Stored data:
——

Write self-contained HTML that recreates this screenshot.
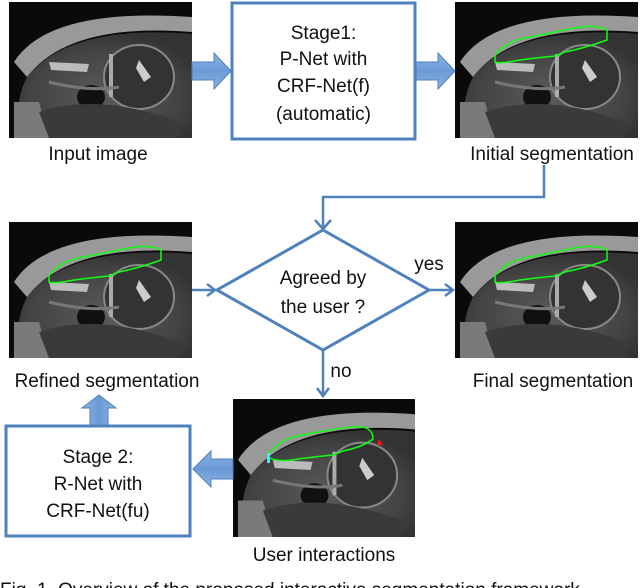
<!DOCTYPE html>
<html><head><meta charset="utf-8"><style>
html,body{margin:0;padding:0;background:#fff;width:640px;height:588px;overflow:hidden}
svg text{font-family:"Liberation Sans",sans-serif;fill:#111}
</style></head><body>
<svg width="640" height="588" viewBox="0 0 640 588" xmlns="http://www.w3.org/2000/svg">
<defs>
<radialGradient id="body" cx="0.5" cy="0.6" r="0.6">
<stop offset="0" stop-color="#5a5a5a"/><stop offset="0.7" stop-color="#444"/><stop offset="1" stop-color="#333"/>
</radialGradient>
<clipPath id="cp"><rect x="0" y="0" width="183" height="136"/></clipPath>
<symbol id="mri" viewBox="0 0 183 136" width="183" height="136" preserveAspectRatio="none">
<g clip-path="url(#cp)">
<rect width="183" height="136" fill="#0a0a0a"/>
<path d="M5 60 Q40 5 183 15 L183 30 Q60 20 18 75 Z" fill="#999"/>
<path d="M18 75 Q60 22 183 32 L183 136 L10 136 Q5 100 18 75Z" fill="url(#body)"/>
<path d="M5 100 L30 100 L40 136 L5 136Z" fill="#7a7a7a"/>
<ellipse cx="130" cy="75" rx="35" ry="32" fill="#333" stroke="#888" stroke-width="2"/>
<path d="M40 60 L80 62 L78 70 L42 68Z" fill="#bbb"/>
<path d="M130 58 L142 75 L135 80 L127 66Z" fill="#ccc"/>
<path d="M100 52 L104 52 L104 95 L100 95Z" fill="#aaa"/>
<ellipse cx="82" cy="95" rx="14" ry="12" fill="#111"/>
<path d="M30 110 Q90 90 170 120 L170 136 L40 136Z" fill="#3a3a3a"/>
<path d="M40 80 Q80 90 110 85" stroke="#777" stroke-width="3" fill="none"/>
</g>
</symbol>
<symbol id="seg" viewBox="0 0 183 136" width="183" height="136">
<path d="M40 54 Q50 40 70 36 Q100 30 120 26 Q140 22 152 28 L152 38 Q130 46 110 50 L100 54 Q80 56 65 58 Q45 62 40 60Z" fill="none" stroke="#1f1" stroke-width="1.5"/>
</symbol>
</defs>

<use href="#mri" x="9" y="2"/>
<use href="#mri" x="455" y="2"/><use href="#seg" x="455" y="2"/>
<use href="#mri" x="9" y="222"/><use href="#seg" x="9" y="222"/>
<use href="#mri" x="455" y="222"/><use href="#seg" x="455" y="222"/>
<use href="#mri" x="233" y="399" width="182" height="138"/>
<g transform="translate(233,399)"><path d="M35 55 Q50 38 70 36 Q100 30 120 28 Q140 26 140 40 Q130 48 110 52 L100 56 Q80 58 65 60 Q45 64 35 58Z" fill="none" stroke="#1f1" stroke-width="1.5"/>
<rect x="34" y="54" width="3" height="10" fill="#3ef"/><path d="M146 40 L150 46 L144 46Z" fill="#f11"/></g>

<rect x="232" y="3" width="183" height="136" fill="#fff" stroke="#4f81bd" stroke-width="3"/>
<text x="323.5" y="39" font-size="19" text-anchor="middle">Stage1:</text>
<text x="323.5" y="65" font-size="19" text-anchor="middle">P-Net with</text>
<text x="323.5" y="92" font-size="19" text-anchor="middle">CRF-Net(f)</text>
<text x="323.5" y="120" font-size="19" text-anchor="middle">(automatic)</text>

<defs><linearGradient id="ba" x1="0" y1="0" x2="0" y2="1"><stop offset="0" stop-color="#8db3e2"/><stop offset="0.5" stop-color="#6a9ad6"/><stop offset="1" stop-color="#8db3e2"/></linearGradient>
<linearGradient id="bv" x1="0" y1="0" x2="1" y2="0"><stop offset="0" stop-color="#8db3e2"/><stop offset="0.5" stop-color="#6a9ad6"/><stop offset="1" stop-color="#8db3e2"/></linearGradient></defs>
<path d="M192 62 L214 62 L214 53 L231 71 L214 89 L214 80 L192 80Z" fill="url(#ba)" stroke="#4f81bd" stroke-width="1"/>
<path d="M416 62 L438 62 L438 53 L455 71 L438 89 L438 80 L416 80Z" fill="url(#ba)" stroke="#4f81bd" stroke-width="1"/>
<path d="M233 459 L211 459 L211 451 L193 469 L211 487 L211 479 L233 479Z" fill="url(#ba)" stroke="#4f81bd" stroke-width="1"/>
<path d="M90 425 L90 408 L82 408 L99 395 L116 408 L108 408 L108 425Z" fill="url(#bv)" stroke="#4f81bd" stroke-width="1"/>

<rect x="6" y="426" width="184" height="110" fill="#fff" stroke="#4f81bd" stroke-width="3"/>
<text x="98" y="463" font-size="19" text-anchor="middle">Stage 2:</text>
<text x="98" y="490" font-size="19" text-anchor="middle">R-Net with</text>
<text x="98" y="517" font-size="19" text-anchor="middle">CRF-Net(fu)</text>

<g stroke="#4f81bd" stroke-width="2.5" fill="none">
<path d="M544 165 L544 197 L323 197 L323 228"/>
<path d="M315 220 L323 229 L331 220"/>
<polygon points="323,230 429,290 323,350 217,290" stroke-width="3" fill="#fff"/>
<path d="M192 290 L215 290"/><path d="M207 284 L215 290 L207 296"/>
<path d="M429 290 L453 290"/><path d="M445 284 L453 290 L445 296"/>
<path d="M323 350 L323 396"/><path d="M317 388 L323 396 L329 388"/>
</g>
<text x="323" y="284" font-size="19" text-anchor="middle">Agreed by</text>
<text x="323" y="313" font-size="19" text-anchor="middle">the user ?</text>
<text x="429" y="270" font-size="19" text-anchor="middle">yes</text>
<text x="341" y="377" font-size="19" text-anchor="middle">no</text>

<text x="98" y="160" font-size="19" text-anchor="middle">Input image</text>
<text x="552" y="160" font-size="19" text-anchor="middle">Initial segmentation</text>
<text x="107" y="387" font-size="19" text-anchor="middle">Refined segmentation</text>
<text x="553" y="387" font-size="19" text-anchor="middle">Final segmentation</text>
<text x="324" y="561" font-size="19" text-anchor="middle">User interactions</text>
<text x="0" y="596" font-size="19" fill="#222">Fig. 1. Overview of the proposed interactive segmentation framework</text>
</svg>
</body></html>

——

The task: Without the pictures, output the full listing exactly as it stands.

Final answer:
Write self-contained HTML that recreates this screenshot.
<!DOCTYPE html>
<html><head><meta charset="utf-8"><style>
html,body{margin:0;padding:0;background:#fff;width:640px;height:588px;overflow:hidden}
svg text{font-family:"Liberation Sans",sans-serif;fill:#111}
</style></head><body>
<svg width="640" height="588" viewBox="0 0 640 588" xmlns="http://www.w3.org/2000/svg">
<defs>
<radialGradient id="body" cx="0.5" cy="0.6" r="0.6">
<stop offset="0" stop-color="#5a5a5a"/><stop offset="0.7" stop-color="#444"/><stop offset="1" stop-color="#333"/>
</radialGradient>
<clipPath id="cp"><rect x="0" y="0" width="183" height="136"/></clipPath>
<symbol id="mri" viewBox="0 0 183 136" width="183" height="136" preserveAspectRatio="none">
<g clip-path="url(#cp)">
<rect width="183" height="136" fill="#0a0a0a"/>
<path d="M5 60 Q40 5 183 15 L183 30 Q60 20 18 75 Z" fill="#999"/>
<path d="M18 75 Q60 22 183 32 L183 136 L10 136 Q5 100 18 75Z" fill="url(#body)"/>
<path d="M5 100 L30 100 L40 136 L5 136Z" fill="#7a7a7a"/>
<ellipse cx="130" cy="75" rx="35" ry="32" fill="#333" stroke="#888" stroke-width="2"/>
<path d="M40 60 L80 62 L78 70 L42 68Z" fill="#bbb"/>
<path d="M130 58 L142 75 L135 80 L127 66Z" fill="#ccc"/>
<path d="M100 52 L104 52 L104 95 L100 95Z" fill="#aaa"/>
<ellipse cx="82" cy="95" rx="14" ry="12" fill="#111"/>
<path d="M30 110 Q90 90 170 120 L170 136 L40 136Z" fill="#3a3a3a"/>
<path d="M40 80 Q80 90 110 85" stroke="#777" stroke-width="3" fill="none"/>
</g>
</symbol>
<symbol id="seg" viewBox="0 0 183 136" width="183" height="136">
<path d="M40 54 Q50 40 70 36 Q100 30 120 26 Q140 22 152 28 L152 38 Q130 46 110 50 L100 54 Q80 56 65 58 Q45 62 40 60Z" fill="none" stroke="#1f1" stroke-width="1.5"/>
</symbol>
</defs>

<use href="#mri" x="9" y="2"/>
<use href="#mri" x="455" y="2"/><use href="#seg" x="455" y="2"/>
<use href="#mri" x="9" y="222"/><use href="#seg" x="9" y="222"/>
<use href="#mri" x="455" y="222"/><use href="#seg" x="455" y="222"/>
<use href="#mri" x="233" y="399" width="182" height="138"/>
<g transform="translate(233,399)"><path d="M35 55 Q50 38 70 36 Q100 30 120 28 Q140 26 140 40 Q130 48 110 52 L100 56 Q80 58 65 60 Q45 64 35 58Z" fill="none" stroke="#1f1" stroke-width="1.5"/>
<rect x="34" y="54" width="3" height="10" fill="#3ef"/><path d="M146 40 L150 46 L144 46Z" fill="#f11"/></g>

<rect x="232" y="3" width="183" height="136" fill="#fff" stroke="#4f81bd" stroke-width="3"/>
<text x="323.5" y="39" font-size="19" text-anchor="middle">Stage1:</text>
<text x="323.5" y="65" font-size="19" text-anchor="middle">P-Net with</text>
<text x="323.5" y="92" font-size="19" text-anchor="middle">CRF-Net(f)</text>
<text x="323.5" y="120" font-size="19" text-anchor="middle">(automatic)</text>

<defs><linearGradient id="ba" x1="0" y1="0" x2="0" y2="1"><stop offset="0" stop-color="#8db3e2"/><stop offset="0.5" stop-color="#6a9ad6"/><stop offset="1" stop-color="#8db3e2"/></linearGradient>
<linearGradient id="bv" x1="0" y1="0" x2="1" y2="0"><stop offset="0" stop-color="#8db3e2"/><stop offset="0.5" stop-color="#6a9ad6"/><stop offset="1" stop-color="#8db3e2"/></linearGradient></defs>
<path d="M192 62 L214 62 L214 53 L231 71 L214 89 L214 80 L192 80Z" fill="url(#ba)" stroke="#4f81bd" stroke-width="1"/>
<path d="M416 62 L438 62 L438 53 L455 71 L438 89 L438 80 L416 80Z" fill="url(#ba)" stroke="#4f81bd" stroke-width="1"/>
<path d="M233 459 L211 459 L211 451 L193 469 L211 487 L211 479 L233 479Z" fill="url(#ba)" stroke="#4f81bd" stroke-width="1"/>
<path d="M90 425 L90 408 L82 408 L99 395 L116 408 L108 408 L108 425Z" fill="url(#bv)" stroke="#4f81bd" stroke-width="1"/>

<rect x="6" y="426" width="184" height="110" fill="#fff" stroke="#4f81bd" stroke-width="3"/>
<text x="98" y="463" font-size="19" text-anchor="middle">Stage 2:</text>
<text x="98" y="490" font-size="19" text-anchor="middle">R-Net with</text>
<text x="98" y="517" font-size="19" text-anchor="middle">CRF-Net(fu)</text>

<g stroke="#4f81bd" stroke-width="2.5" fill="none">
<path d="M544 165 L544 197 L323 197 L323 228"/>
<path d="M315 220 L323 229 L331 220"/>
<polygon points="323,230 429,290 323,350 217,290" stroke-width="3" fill="#fff"/>
<path d="M192 290 L215 290"/><path d="M207 284 L215 290 L207 296"/>
<path d="M429 290 L453 290"/><path d="M445 284 L453 290 L445 296"/>
<path d="M323 350 L323 396"/><path d="M317 388 L323 396 L329 388"/>
</g>
<text x="323" y="284" font-size="19" text-anchor="middle">Agreed by</text>
<text x="323" y="313" font-size="19" text-anchor="middle">the user ?</text>
<text x="429" y="270" font-size="19" text-anchor="middle">yes</text>
<text x="341" y="377" font-size="19" text-anchor="middle">no</text>

<text x="98" y="160" font-size="19" text-anchor="middle">Input image</text>
<text x="552" y="160" font-size="19" text-anchor="middle">Initial segmentation</text>
<text x="107" y="387" font-size="19" text-anchor="middle">Refined segmentation</text>
<text x="553" y="387" font-size="19" text-anchor="middle">Final segmentation</text>
<text x="324" y="561" font-size="19" text-anchor="middle">User interactions</text>
<text x="0" y="596" font-size="19" fill="#222">Fig. 1. Overview of the proposed interactive segmentation framework</text>
</svg>
</body></html>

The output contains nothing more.